Exercise description: Show all lines that include the string "this"; copy each one.

Information shown:
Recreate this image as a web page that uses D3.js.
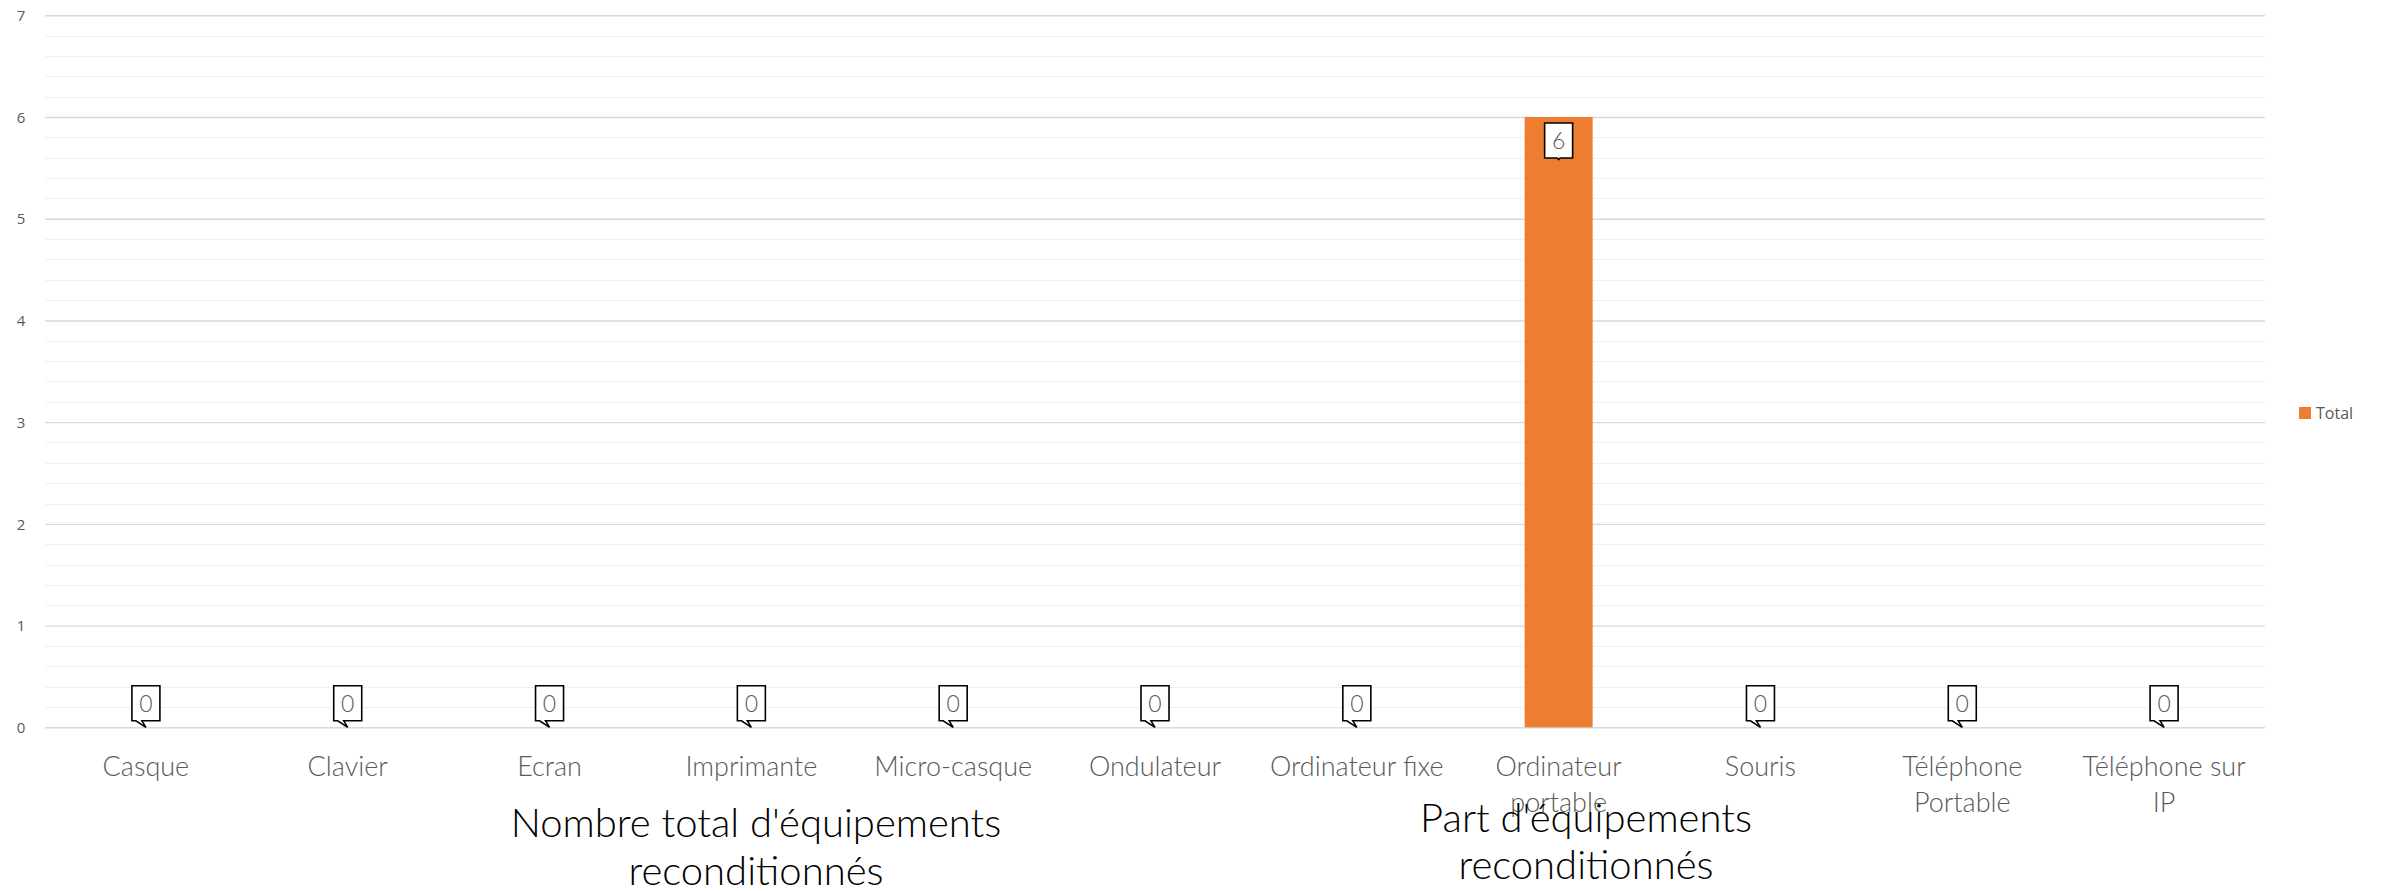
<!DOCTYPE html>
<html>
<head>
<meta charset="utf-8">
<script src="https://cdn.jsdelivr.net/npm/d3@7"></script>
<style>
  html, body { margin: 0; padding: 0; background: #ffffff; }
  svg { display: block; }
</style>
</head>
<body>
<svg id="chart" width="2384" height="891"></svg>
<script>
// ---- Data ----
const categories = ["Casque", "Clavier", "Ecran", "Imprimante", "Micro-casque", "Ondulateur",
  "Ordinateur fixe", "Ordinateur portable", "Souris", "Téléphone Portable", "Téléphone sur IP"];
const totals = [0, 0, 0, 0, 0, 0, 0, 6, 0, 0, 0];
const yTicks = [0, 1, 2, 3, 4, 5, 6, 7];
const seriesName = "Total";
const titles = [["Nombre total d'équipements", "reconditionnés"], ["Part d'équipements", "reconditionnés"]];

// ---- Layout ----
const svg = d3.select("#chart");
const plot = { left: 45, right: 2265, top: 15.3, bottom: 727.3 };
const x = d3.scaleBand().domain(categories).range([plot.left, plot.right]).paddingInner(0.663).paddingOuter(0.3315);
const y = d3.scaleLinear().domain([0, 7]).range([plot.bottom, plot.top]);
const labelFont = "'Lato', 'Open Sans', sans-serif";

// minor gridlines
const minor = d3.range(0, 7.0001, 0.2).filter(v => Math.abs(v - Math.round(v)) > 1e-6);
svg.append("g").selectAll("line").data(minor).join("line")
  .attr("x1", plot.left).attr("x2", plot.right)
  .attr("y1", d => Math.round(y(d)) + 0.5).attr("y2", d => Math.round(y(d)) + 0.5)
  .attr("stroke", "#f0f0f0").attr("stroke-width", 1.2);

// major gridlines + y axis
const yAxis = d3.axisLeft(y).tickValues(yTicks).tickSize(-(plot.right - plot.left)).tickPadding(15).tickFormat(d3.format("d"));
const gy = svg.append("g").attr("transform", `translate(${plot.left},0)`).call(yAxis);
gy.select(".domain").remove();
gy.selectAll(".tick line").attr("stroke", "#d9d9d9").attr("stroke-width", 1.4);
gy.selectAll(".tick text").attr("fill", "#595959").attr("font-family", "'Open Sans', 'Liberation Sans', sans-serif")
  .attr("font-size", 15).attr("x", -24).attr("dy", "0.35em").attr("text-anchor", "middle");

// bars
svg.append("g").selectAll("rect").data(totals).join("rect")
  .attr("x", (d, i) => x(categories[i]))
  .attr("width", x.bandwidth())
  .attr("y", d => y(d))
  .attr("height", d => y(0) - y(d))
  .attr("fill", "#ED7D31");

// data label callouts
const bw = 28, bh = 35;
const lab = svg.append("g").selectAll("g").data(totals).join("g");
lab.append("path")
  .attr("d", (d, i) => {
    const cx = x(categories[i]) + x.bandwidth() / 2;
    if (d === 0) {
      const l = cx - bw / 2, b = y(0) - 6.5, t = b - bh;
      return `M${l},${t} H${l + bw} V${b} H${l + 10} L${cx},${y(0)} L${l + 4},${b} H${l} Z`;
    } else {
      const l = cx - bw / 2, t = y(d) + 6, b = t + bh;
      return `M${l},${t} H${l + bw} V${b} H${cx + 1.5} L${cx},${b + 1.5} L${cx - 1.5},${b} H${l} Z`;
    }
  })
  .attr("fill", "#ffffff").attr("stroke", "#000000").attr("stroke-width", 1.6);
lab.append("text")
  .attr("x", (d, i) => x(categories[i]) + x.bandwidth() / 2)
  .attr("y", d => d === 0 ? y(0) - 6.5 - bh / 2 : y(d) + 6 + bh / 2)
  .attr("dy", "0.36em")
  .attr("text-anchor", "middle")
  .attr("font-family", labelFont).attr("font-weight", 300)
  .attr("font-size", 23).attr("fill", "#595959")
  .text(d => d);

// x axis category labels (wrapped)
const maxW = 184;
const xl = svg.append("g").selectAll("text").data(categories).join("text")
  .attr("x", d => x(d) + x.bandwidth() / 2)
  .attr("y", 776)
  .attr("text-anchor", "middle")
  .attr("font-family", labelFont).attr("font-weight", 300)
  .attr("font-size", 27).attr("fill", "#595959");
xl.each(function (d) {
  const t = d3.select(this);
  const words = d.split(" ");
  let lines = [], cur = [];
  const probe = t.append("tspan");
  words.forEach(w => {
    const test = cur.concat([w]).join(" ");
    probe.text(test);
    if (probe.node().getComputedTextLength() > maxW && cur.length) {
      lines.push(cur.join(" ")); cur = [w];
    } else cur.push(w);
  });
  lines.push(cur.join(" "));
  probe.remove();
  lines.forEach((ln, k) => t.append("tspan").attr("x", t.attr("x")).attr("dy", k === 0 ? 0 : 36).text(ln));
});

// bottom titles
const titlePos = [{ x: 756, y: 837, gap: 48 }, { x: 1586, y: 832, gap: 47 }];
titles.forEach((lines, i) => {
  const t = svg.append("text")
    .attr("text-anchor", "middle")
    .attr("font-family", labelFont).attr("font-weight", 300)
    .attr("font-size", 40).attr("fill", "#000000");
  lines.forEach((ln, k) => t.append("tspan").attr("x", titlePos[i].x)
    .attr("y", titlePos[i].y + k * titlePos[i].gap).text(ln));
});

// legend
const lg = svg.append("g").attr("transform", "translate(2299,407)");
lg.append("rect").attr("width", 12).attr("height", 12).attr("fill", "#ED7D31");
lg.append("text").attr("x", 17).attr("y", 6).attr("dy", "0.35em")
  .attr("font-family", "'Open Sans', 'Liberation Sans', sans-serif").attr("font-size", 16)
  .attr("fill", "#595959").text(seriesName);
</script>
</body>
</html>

Task result:
Recreate this image as a web page that uses D3.js.
  const t = d3.select(this);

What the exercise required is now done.